-- start GIVEN ENTRIES --

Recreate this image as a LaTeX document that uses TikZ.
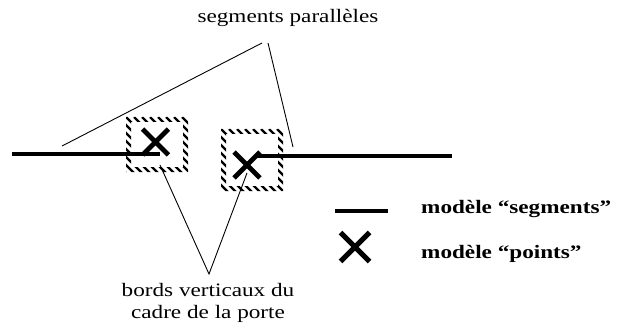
\documentclass[tikz,border=0pt]{standalone}
\usepackage{fontspec}
\usepackage{graphicx}
\setmainfont{Liberation Serif}
\usetikzlibrary{shapes.misc}
\newcommand{\wtxt}[1]{\scalebox{1.22}[1]{#1}}
\tikzset{
  seg/.style={line width=4pt},
  thin/.style={line width=0.9pt},
  xmark/.style={cross out, draw, line width=4.8pt, minimum size=21pt, inner sep=0pt},
  lbl/.style={font=\fontsize{19}{22}\selectfont, inner sep=0pt, align=center},
  legtxt/.style={font=\fontsize{19}{22}\selectfont\bfseries, inner sep=0pt, anchor=west},
  hatch/.style={line width=2.3pt}
}
\begin{document}
\begin{tikzpicture}[x=1pt,y=-1pt]
\useasboundingbox (0,0) rectangle (620,331);
% labels
\node[lbl] (title) at (288,18) {\wtxt{segments parallèles}};
\node[lbl] (bottom) at (208,303) {\wtxt{bords verticaux du}\\[0pt]\wtxt{cadre de la porte}};
% hatched frames
\begin{scope}[even odd rule]
  \clip (126,117) rectangle (188,172) (131,122) rectangle (183,167);
  \foreach \i in {-80,-72,...,80} \draw[hatch] (\i+126,117) -- ++(70,70);
\end{scope}
\begin{scope}[even odd rule]
  \clip (221,129) rectangle (283,191) (226,134) rectangle (278,186);
  \foreach \i in {-80,-72,...,80} \draw[hatch] (\i+221,129) -- ++(70,70);
\end{scope}
% segments
\coordinate (s1a) at (12,154);
\coordinate (s1b) at (160,154);
\coordinate (s2a) at (257,156);
\coordinate (s2b) at (452,156);
\draw[seg] (s1a) -- (s1b);
\draw[seg] (s2a) -- (s2b);
% crosses
\node[xmark] (c1) at (155.5,142) {};
\node[xmark] (c2) at (247,165) {};
% connectors
\coordinate (tA) at (262,43);
\coordinate (tB) at (268,43);
\coordinate (pL) at (62,146);
\coordinate (pR) at (293,147);
\draw[thin] (tA) -- (pL);
\draw[thin] (tB) -- (pR);
\coordinate (bA) at (209,274);
\coordinate (q1) at (160,165);
\coordinate (q2) at (247,173);
\draw[thin] (q1) -- (bA) -- (q2);
% legend
\coordinate (la) at (335,211);
\coordinate (lb) at (388,211);
\draw[seg,line width=4.5pt] (la) -- (lb);
\node[xmark, minimum size=24pt, line width=5pt] (lx) at (355,247) {};
\node[legtxt] (l1) at (421,209) {\wtxt{modèle “segments”}};
\node[legtxt] (l2) at (421,254) {\wtxt{modèle “points”}};
\end{tikzpicture}
\end{document}
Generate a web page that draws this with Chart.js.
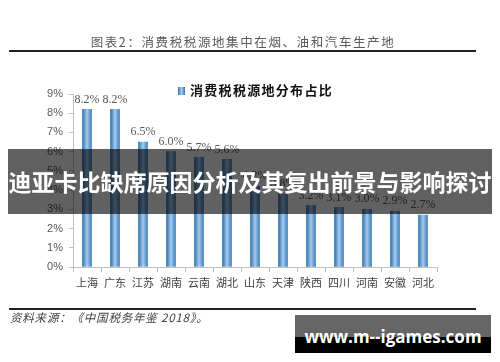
<!DOCTYPE html>
<html>
<head>
<meta charset="utf-8">
<script src="https://cdn.jsdelivr.net/npm/chart.js@4"></script>
<style>
  body { margin: 0; background: #fff; }
  #wrap { position: relative; width: 500px; height: 362px; overflow: hidden; font-family: "Noto Sans CJK SC", sans-serif; }
  #chart { position: absolute; left: 0; top: 0; }
  .title { position: absolute; left: 0; width: 486px; top: 32px; text-align: center; font-size: 12.5px; letter-spacing: 1.6px; color: #595959; }
  .rule { position: absolute; left: 9px; width: 467px; height: 2px; background: #222; }
  .legend { position: absolute; left: 178px; top: 80px; font-size: 13px; font-weight: bold; letter-spacing: 1.3px; color: #111; }
  .legend i { display: inline-block; width: 7px; height: 8px; background: linear-gradient(90deg, #2e75b6, #a9cbea, #2e75b6); margin-right: 5px; }
  .source { position: absolute; left: 10px; top: 309px; font-size: 11.5px; font-style: italic; letter-spacing: 0.8px; color: #404040; }
  .banner { position: absolute; left: 8px; width: 484px; top: 149px; height: 65px; background: rgba(0,0,0,0.62); color: #fff; font-size: 23px; font-weight: bold; line-height: 65px; text-align: center; white-space: nowrap; }
  .mark { position: absolute; left: 295px; top: 315px; width: 196px; height: 38px; background: linear-gradient(#666 0, #666 58%, #000 58%, #000 100%); color: #fff; font-family: "Open Sans", sans-serif; font-weight: bold; font-size: 17px; line-height: 44px; text-align: center; }
</style>
</head>
<body>
<div id="wrap">
  <canvas id="chart" width="500" height="362"></canvas>
  <div class="title">图表2：消费税税源地集中在烟、油和汽车生产地</div>
  <div class="rule" style="top:50px"></div>
  <div class="legend"><i></i>消费税税源地分布占比</div>
  <div class="rule" style="top:308px"></div>
  <div class="source">资料来源：《中国税务年鉴 2018》。</div>
  <div class="banner">迪亚卡比缺席原因分析及其复出前景与影响探讨</div>
  <div class="mark">www.m--igames.com</div>
</div>
<script>
// categories and values
const provinces = ['上海', '广东', '江苏', '湖南', '云南', '湖北', '山东', '天津', '陕西', '四川', '河南', '安徽', '河北'];
const shares = [8.2, 8.2, 6.5, 6.0, 5.7, 5.6, 4.2, 3.8, 3.2, 3.1, 3.0, 2.9, 2.7];
const yTicks = [0, 1, 2, 3, 4, 5, 6, 7, 8, 9];

// horizontal light-centre gradient on each bar, like the original
const barShade = {
    id: 'barShade',
    beforeDatasetsDraw(chart) {
        const ctx = chart.ctx;
        chart.getDatasetMeta(0).data.forEach(function(bar) {
            const half = bar.width / 2;
            const g = ctx.createLinearGradient(bar.x - half, 0, bar.x + half, 0);
            g.addColorStop(0, '#2e75b6');
            g.addColorStop(0.5, '#a9cbea');
            g.addColorStop(1, '#3d82c2');
            bar.options = Object.assign({}, bar.options, { backgroundColor: g });
        });
    }
};

// value labels above each bar
const valueLabels = {
    id: 'valueLabels',
    afterDatasetsDraw(chart) {
        const ctx = chart.ctx;
        const meta = chart.getDatasetMeta(0);
        ctx.save();
        ctx.font = '12px "Liberation Serif", serif';
        ctx.fillStyle = '#595959';
        ctx.textAlign = 'center';
        ctx.textBaseline = 'bottom';
        meta.data.forEach(function(bar, i) {
            ctx.fillText(shares[i].toFixed(1) + '%', bar.x, bar.y - 4);
        });
        ctx.restore();
    }
};

const ctx = document.getElementById('chart').getContext('2d');
new Chart(ctx, {
    type: 'bar',
    data: {
        labels: provinces,
        datasets: [{
            label: '消费税税源地分布占比',
            data: shares,
            backgroundColor: c => '#6fa7d9',
            borderWidth: 0,
            barThickness: 9
        }]
    },
    options: {
        responsive: false,
        animation: false,
        layout: { padding: { left: 0, top: 94, right: 63, bottom: 55 } },
        plugins: {
            legend: { display: false },
            tooltip: { enabled: false }
        },
        scales: {
            y: {
                min: 0,
                max: 9,
                afterFit: function(s) { s.width = 73; },
                afterBuildTicks: function(s) { s.ticks = yTicks.map(v => ({ value: v })); },
                border: { color: '#bfbfbf' },
                grid: { drawOnChartArea: false, tickLength: 4, color: '#bfbfbf' },
                ticks: {
                    padding: 6,
                    color: '#595959',
                    font: { family: '"Liberation Sans", sans-serif', size: 11 },
                    callback: v => v + '%'
                }
            },
            x: {
                afterFit: function(s) { s.height = 40; },
                border: { color: '#bfbfbf' },
                grid: { drawOnChartArea: false, tickLength: 5, color: '#bfbfbf' },
                ticks: {
                    padding: 4,
                    maxRotation: 0,
                    autoSkip: false,
                    color: '#404040',
                    font: { family: '"Noto Sans CJK SC", sans-serif', size: 11 }
                }
            }
        }
    },
    plugins: [barShade, valueLabels]
});
</script>
</body>
</html>
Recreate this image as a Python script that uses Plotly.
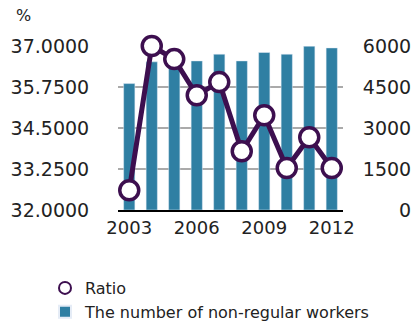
import plotly.graph_objects as go

years = [2003, 2004, 2005, 2006, 2007, 2008, 2009, 2010, 2011, 2012]
workers = [4625, 5420, 5380, 5454, 5700, 5454, 5762, 5700, 5993, 5930]
ratio = [32.60, 37.00, 36.60, 35.50, 35.90, 33.79, 34.89, 33.28, 34.22, 33.28]
left_ticks = [32.0, 33.25, 34.5, 35.75, 37.0]
right_ticks = [0, 1500, 3000, 4500, 6000]
x_ticks = [2003, 2006, 2009, 2012]

BAR = "#2f7fa3"
LINE = "#3d0f4f"
FONT = "DejaVu Sans"

PL, PR, PT, PB = 118, 71, 46, 112
W, H = 414, 322
pw, ph = W - PL - PR, H - PT - PB

# right-axis labels are right-aligned in the reference: pad with figure spaces
right_text = [str(v).rjust(4, "\u2007") for v in right_ticks]

fig = go.Figure()
fig.add_trace(go.Bar(x=years, y=workers, yaxis="y", marker_color=BAR,
                     name="The number of non-regular workers", legendrank=2))
fig.add_trace(go.Scatter(x=years, y=ratio, yaxis="y2", mode="lines+markers", showlegend=False,
                         line=dict(color=LINE, width=5),
                         marker=dict(size=19, color="white", line=dict(color=LINE, width=3.5)),
                         cliponaxis=False))
fig.add_trace(go.Scatter(x=[years[0]], y=[None], yaxis="y2", mode="markers", name="Ratio",
                         legendrank=1,
                         marker=dict(size=9, color="white", line=dict(color=LINE, width=3))))

fig.update_layout(
    width=W, height=H,
    margin=dict(l=PL, r=PR, t=PT, b=PB, autoexpand=False),
    paper_bgcolor="white", plot_bgcolor="white",
    font=dict(family=FONT, size=18, color="#222222"),
    bargap=0.5,
    xaxis=dict(range=[2002.5, 2012.5], tickvals=x_ticks, showgrid=False,
               showline=True, linecolor="black", linewidth=2, ticks="",
               zeroline=False, tickfont=dict(size=18)),
    yaxis=dict(range=[0, 6000], tickvals=right_ticks, ticktext=right_text, side="right",
               showgrid=True, gridcolor="#aaaaaa", gridwidth=2, zeroline=False,
               ticks="outside", ticklen=15, tickcolor="rgba(0,0,0,0)",
               tickfont=dict(size=19)),
    yaxis2=dict(range=[32, 37], tickvals=left_ticks, tickformat=".4f",
                overlaying="y", side="left",
                showgrid=False, zeroline=False,
                ticks="outside", ticklen=24, tickcolor="rgba(0,0,0,0)",
                tickfont=dict(size=19)),
    legend=dict(x=(45 - PL) / pw, y=(H - PB - 271) / ph,
                xanchor="left", yanchor="top", orientation="v",
                font=dict(family=FONT, size=16, color="#222222"),
                tracegroupgap=0, itemsizing="constant", bgcolor="rgba(0,0,0,0)"),
    annotations=[dict(text="%", xref="paper", yref="paper",
                      x=(14 - PL) / pw, y=(H - PB - 15) / ph,
                      xanchor="left", yanchor="middle", showarrow=False,
                      font=dict(family=FONT, size=16, color="#222222"))],
)

fig.write_html("out.html")
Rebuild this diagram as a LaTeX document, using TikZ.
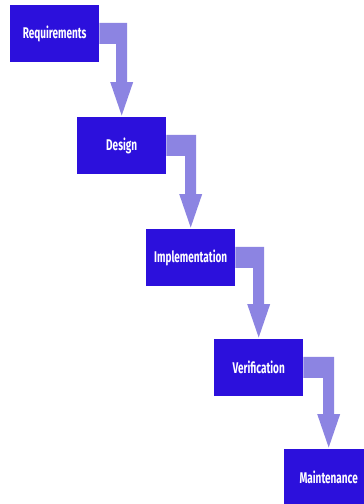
\documentclass[tikz,border=0pt]{standalone}
\usepackage{fontspec}
\setmainfont{Fira Sans}
\usetikzlibrary{calc}

\definecolor{phaseblue}{RGB}{44,16,220}
\definecolor{flowlilac}{RGB}{140,132,226}

\tikzset{
  phase/.style={fill=phaseblue, draw=none, anchor=north west,
    minimum width=89pt, minimum height=56.5pt, inner sep=0pt,
    text=white, font=\fontsize{15.5}{17}\selectfont\bfseries},
  flow/.style={fill=flowlilac, draw=none},
}

% condensed label text
\newcommand{\phaselabel}[1]{\scalebox{0.645}[1]{#1}}

% bent block arrow from the right side of one phase down onto the next
\newcommand{\stepflow}[2]{%
  \fill[flow] let \p1=(#1.east), \p2=(#2.north) in
    (\x1,\y1+10.5pt) -- (\x2+5.5pt,\y1+10.5pt) -- (\x2+5.5pt,\y2+35pt)
    -- (\x2+11.5pt,\y2+35pt) -- (\x2,\y2+1.5pt) -- (\x2-11.5pt,\y2+35pt)
    -- (\x2-5.5pt,\y2+35pt) -- (\x2-5.5pt,\y1-10.5pt) -- (\x1,\y1-10.5pt) -- cycle;}

\begin{document}
\begin{tikzpicture}[x=1pt,y=-1pt]
  \useasboundingbox (0,0) rectangle (364,504);
  \clip (0,0) rectangle (364,504);
  \fill[white] (0,0) rectangle (364,504);

  \node[phase] (req)  at (10,5)    {\phaselabel{Requirements}};
  \node[phase] (des)  at (77,117)  {\phaselabel{Design}};
  \node[phase] (impl) at (146,229) {\phaselabel{Implementation}};
  \node[phase] (ver)  at (214,339) {\phaselabel{Verification}};
  \node[phase] (main) at (284,449) {\phaselabel{Maintenance}};

  \stepflow{req}{des}
  \stepflow{des}{impl}
  \stepflow{impl}{ver}
  \stepflow{ver}{main}
\end{tikzpicture}
\end{document}
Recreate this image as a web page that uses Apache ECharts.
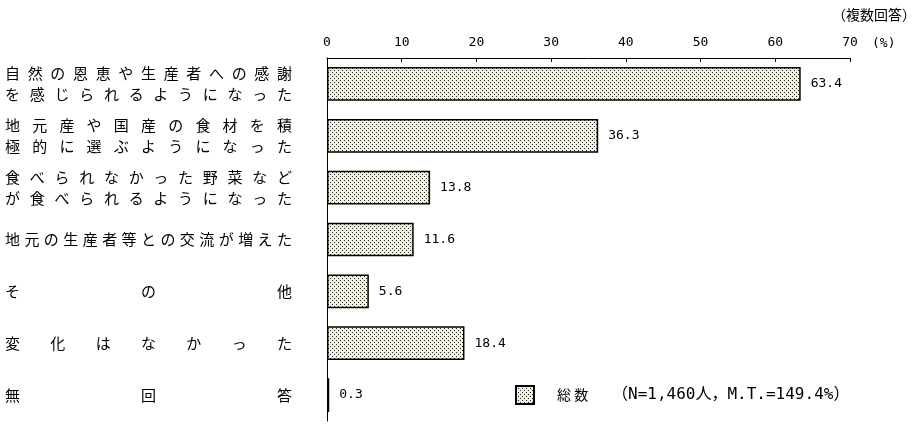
<!DOCTYPE html>
<html>
<head>
<meta charset="utf-8">
<script src="https://cdn.jsdelivr.net/npm/echarts@6/dist/echarts.min.js"></script>
<style>
  html, body { margin: 0; padding: 0; background: #fff; }
  #main { width: 923px; height: 439px; }
</style>
</head>
<body>
<div id="main"></div>
<script>
// 項目（2行のものは \n で区切る）
var categories = [
    '自然の恩恵や生産者への感謝\nを感じられるようになった',
    '地元産や国産の食材を積\n極的に選ぶようになった',
    '食べられなかった野菜など\nが食べられるようになった',
    '地元の生産者等との交流が増えた',
    'その他',
    '変化はなかった',
    '無回答'
];
var values = [63.4, 36.3, 13.8, 11.6, 5.6, 18.4, 0.3];
var xTicks = [0, 10, 20, 30, 40, 50, 60, 70];
var seriesName = '総 数';
var noteText = '（N=1,460人，M.T.=149.4%）';

(function () {
    var myChart = echarts.init(document.getElementById('main'));
    var FONT = '"Noto Sans CJK JP", sans-serif';
    var MONO = '"DejaVu Sans Mono", "Noto Sans CJK JP", monospace';
    var fs = 15;       // 文字サイズ
    var L = 287;       // 項目ラベルの幅（均等割り付け）

    // 網かけ模様
    var pat = document.createElement('canvas');
    pat.width = 4; pat.height = 4;
    var ctx = pat.getContext('2d');
    ctx.fillStyle = '#eef2d8';
    ctx.fillRect(0, 0, 4, 4);
    ctx.fillStyle = '#2a2a2a';
    ctx.fillRect(0, 0, 1, 1);
    ctx.fillRect(2, 2, 1, 1);

    // 均等割り付け用の rich スタイル
    var rich = {
        e: { width: fs, align: 'left', fontSize: fs, fontFamily: FONT, color: '#000', lineHeight: 21 }
    };
    categories.forEach(function (c) {
        c.split('\n').forEach(function (line) {
            var n = line.length;
            if (n > 1 && !rich['w' + n]) {
                rich['w' + n] = { width: (L - fs) / (n - 1), align: 'left', fontSize: fs, fontFamily: FONT, color: '#000', lineHeight: 21 };
            }
        });
    });

    function justify(text) {
        return text.split('\n').map(function (line) {
            var n = line.length;
            var out = '';
            for (var i = 0; i < n; i++) {
                out += (i < n - 1 ? '{w' + n + '|' : '{e|') + line[i] + '}';
            }
            return out;
        }).join('\n');
    }

    var option = {
        backgroundColor: '#fff',
        animation: false,
        title: {
            text: '（複数回答）',
            right: 2,
            top: 3,
            textStyle: { fontFamily: FONT, fontSize: 14, fontWeight: 'normal', color: '#000' }
        },
        grid: {
            left: 327,
            right: 73,
            top: 58,
            bottom: 18
        },
        legend: {
            left: 510,
            top: 380,
            icon: 'rect',
            itemWidth: 18,
            itemHeight: 18,
            itemGap: 10,
            data: [seriesName],
            formatter: function (name) {
                return '{a|' + name + '}{b|' + noteText + '}';
            },
            textStyle: {
                fontFamily: FONT,
                color: '#000',
                rich: {
                    a: { width: 55, fontSize: 14, fontFamily: FONT, color: '#000', padding: [0, 0, 0, 18] },
                    b: { fontSize: 16, fontFamily: MONO, color: '#000' }
                }
            }
        },
        xAxis: {
            type: 'value',
            position: 'top',
            min: xTicks[0],
            max: xTicks[xTicks.length - 1],
            interval: 10,
            name: '(%)',
            nameLocation: 'end',
            nameGap: 22,
            nameTextStyle: {
                fontFamily: MONO, fontSize: 13, color: '#000',
                align: 'left', verticalAlign: 'bottom', padding: [0, 0, 8, 0]
            },
            axisLine: { show: true, lineStyle: { color: '#000', width: 1 } },
            axisTick: { show: true, inside: true, length: 4, lineStyle: { color: '#000' } },
            axisLabel: { margin: 9, fontFamily: MONO, fontSize: 13, color: '#000' },
            splitLine: { show: false }
        },
        yAxis: {
            type: 'category',
            inverse: true,
            data: categories,
            axisLine: { show: true, onZero: false, lineStyle: { color: '#000', width: 1 } },
            axisTick: { show: false },
            axisLabel: {
                margin: 35,
                align: 'right',
                formatter: justify,
                rich: rich
            }
        },
        series: [
            {
                name: seriesName,
                type: 'bar',
                barWidth: '65%',
                data: values,
                itemStyle: {
                    color: { image: pat, repeat: 'repeat' },
                    borderColor: '#000',
                    borderWidth: 1.5
                },
                label: {
                    show: true,
                    position: 'right',
                    distance: 10,
                    fontFamily: MONO,
                    fontSize: 13,
                    color: '#000',
                    formatter: function (p) { return p.value.toFixed(1); }
                }
            }
        ]
    };
    myChart.setOption(option);
    window.addEventListener('resize', function () {
        myChart.resize();
    });
})();
</script>
</body>
</html>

-- end GIVEN ENTRIES --

EXERCISE BRIEF: Scan the material and collect every line that contains "LaTeX".

IN RESPONSE:
Recreate this image as a LaTeX document that uses TikZ.
Rebuild this diagram as a LaTeX document, using TikZ.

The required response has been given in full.